■ Set exercise: Omit all pictures, then retype the data exactly as given.

** Start **

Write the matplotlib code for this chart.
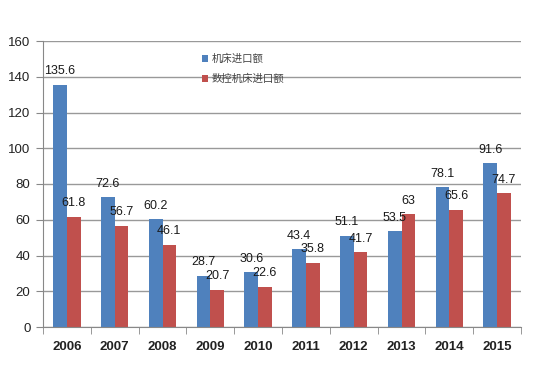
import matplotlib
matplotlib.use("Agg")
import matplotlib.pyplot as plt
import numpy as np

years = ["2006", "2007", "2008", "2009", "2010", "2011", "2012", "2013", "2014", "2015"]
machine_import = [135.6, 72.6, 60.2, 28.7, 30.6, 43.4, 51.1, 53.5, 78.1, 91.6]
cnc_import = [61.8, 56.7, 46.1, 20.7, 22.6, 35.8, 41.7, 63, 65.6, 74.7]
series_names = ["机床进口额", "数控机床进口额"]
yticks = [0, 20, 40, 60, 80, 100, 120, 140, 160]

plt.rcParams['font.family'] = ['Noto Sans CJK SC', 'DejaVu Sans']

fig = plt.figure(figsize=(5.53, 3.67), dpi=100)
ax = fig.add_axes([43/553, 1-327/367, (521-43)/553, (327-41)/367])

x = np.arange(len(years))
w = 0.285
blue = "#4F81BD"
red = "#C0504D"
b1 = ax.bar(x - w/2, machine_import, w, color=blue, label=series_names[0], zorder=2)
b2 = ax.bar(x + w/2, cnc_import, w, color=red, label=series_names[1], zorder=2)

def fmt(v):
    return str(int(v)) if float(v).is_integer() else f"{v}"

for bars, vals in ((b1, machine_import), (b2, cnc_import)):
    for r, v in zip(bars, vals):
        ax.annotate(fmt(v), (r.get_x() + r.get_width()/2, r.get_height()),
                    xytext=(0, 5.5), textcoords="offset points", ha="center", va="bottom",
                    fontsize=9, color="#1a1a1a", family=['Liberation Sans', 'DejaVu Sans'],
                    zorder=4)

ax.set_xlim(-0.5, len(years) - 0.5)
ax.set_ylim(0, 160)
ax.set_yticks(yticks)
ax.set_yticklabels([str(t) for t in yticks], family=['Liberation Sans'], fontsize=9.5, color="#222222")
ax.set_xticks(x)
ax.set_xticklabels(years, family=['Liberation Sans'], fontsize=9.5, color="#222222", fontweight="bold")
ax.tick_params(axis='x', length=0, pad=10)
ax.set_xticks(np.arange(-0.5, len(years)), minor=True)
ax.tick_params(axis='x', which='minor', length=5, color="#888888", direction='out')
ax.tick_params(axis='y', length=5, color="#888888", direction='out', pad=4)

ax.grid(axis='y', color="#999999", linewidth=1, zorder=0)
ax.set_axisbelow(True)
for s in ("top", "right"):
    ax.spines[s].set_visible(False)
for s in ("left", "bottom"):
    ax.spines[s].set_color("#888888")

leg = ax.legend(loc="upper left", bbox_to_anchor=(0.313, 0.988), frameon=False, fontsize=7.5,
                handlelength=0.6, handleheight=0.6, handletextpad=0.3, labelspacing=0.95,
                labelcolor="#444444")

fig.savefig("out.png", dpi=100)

** End **

■ Reply to the task:
Write the matplotlib code for this chart.
import matplotlib
matplotlib.use("Agg")
import matplotlib.pyplot as plt
import numpy as np

years = ["2006", "2007", "2008", "2009", "2010", "2011", "2012", "2013", "2014", "2015"]
machine_import = [135.6, 72.6, 60.2, 28.7, 30.6, 43.4, 51.1, 53.5, 78.1, 91.6]
cnc_import = [61.8, 56.7, 46.1, 20.7, 22.6, 35.8, 41.7, 63, 65.6, 74.7]
series_names = ["机床进口额", "数控机床进口额"]
yticks = [0, 20, 40, 60, 80, 100, 120, 140, 160]

plt.rcParams['font.family'] = ['Noto Sans CJK SC', 'DejaVu Sans']

fig = plt.figure(figsize=(5.53, 3.67), dpi=100)
ax = fig.add_axes([43/553, 1-327/367, (521-43)/553, (327-41)/367])

x = np.arange(len(years))
w = 0.285
blue = "#4F81BD"
red = "#C0504D"
b1 = ax.bar(x - w/2, machine_import, w, color=blue, label=series_names[0], zorder=2)
b2 = ax.bar(x + w/2, cnc_import, w, color=red, label=series_names[1], zorder=2)

def fmt(v):
    return str(int(v)) if float(v).is_integer() else f"{v}"

for bars, vals in ((b1, machine_import), (b2, cnc_import)):
    for r, v in zip(bars, vals):
        ax.annotate(fmt(v), (r.get_x() + r.get_width()/2, r.get_height()),
                    xytext=(0, 5.5), textcoords="offset points", ha="center", va="bottom",
                    fontsize=9, color="#1a1a1a", family=['Liberation Sans', 'DejaVu Sans'],
                    zorder=4)

ax.set_xlim(-0.5, len(years) - 0.5)
ax.set_ylim(0, 160)
ax.set_yticks(yticks)
ax.set_yticklabels([str(t) for t in yticks], family=['Liberation Sans'], fontsize=9.5, color="#222222")
ax.set_xticks(x)
ax.set_xticklabels(years, family=['Liberation Sans'], fontsize=9.5, color="#222222", fontweight="bold")
ax.tick_params(axis='x', length=0, pad=10)
ax.set_xticks(np.arange(-0.5, len(years)), minor=True)
ax.tick_params(axis='x', which='minor', length=5, color="#888888", direction='out')
ax.tick_params(axis='y', length=5, color="#888888", direction='out', pad=4)

ax.grid(axis='y', color="#999999", linewidth=1, zorder=0)
ax.set_axisbelow(True)
for s in ("top", "right"):
    ax.spines[s].set_visible(False)
for s in ("left", "bottom"):
    ax.spines[s].set_color("#888888")

leg = ax.legend(loc="upper left", bbox_to_anchor=(0.313, 0.988), frameon=False, fontsize=7.5,
                handlelength=0.6, handleheight=0.6, handletextpad=0.3, labelspacing=0.95,
                labelcolor="#444444")

fig.savefig("out.png", dpi=100)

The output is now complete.